What We Learn From Darkness

by Jeannie Ewing | September 20, 2017 12:04 am


“I will bless the Lord who gives me counsel, who even at night directs my heart.” ~ Psalm 16

 For decades I’ve called myself a morning person, an early bird. I am drawn to the light for so many reasons. It reveals truth with such clarity. It renews hope. It warms the soul.

On the contrary, darkness veils the earth and thus my life. I do not like having anything concealed. I cannot trust the darkness, because I cannot see clearly what is before or behind me. The murkiness of the night sky frightens me, because daylight does not muddle what is and is not real or true or good.

So my heart, like my aching body, was recently jostled awake once our newborn made her debut into the world. All at once, I was thrust back into chaos with her erratic need to sleep and eat. It didn’t coincide with mine, of course.

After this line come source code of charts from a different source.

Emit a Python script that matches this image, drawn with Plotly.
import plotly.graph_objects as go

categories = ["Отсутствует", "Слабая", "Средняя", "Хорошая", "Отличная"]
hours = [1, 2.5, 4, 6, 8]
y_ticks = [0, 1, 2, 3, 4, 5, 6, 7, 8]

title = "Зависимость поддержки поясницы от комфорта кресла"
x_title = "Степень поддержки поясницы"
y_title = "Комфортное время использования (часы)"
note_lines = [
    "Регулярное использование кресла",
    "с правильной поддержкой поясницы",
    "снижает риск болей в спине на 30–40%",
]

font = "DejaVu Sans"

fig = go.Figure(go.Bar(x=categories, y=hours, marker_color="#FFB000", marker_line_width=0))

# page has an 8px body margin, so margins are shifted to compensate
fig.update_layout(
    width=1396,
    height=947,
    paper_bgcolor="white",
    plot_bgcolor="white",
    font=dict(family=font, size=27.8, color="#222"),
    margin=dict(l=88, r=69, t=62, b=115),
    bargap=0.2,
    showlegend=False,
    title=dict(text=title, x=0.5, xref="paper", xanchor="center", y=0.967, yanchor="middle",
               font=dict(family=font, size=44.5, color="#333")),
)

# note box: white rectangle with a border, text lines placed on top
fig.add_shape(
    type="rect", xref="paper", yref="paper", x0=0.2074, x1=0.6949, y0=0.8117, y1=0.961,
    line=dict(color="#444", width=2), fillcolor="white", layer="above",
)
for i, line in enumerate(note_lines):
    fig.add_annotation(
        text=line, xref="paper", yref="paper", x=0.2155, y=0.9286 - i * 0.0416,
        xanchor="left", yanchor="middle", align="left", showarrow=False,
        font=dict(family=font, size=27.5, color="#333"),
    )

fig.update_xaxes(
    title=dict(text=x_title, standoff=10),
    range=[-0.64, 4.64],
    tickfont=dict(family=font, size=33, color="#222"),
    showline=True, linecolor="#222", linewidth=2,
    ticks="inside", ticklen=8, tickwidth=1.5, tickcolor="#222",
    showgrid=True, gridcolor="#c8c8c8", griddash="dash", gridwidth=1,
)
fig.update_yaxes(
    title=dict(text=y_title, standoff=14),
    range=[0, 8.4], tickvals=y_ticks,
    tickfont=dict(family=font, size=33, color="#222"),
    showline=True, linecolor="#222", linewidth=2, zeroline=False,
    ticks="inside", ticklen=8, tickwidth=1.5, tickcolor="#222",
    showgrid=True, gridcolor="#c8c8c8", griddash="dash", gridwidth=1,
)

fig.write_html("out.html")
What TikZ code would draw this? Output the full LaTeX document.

The party didn’t usually begin for her until nightfall, just as I was peacefully drifting into sleep.

Agitated, I got up with her night after night, wishing for eight consecutive hours but knowing it would not arrive for months. I needed that eight hours so that I could tackle life and whatever surprises lay in store on a daily basis. Over time, I found myself loathing the darkness, willing it away. I dreaded dusk, because I knew sleep would be elusive, albeit temporarily.

But then something unexpected, something graced happened. The night feedings gave way to prayer, for me to bask in the rare silence that night afforded me; when everyone else slumbered, I had a sacred space for God.

So I entered that solitude hazily at first, then hungrily. It was the only time each day I could cry out my frustrations to Jesus and then be still in His soft, gentle presence.

After a while, the night became my day. I had forgotten the hidden beauty of darkness and how often holiness disguises itself from the naked eye. Night, darkness, reminds me that God longs for us to pursue Him as He pursues us; relentlessly, desperately, endlessly.

Love—authentic, deep, abiding love—cannot be easily found. It must be sought, protected, and fought for. It must be worth giving up our preference for security and assurance. It must be worth us changing, conforming to the One who waits for us in the stillness and silence that night provides.

I may be clothed in darkness in this stage of life, but I anticipate the dawn. Life cycles through moments of concealment to revelation and back again. Whether we operate as early birds or night owls, God meets us and transforms us when all of our time—days and nights—become offerings of love for Him.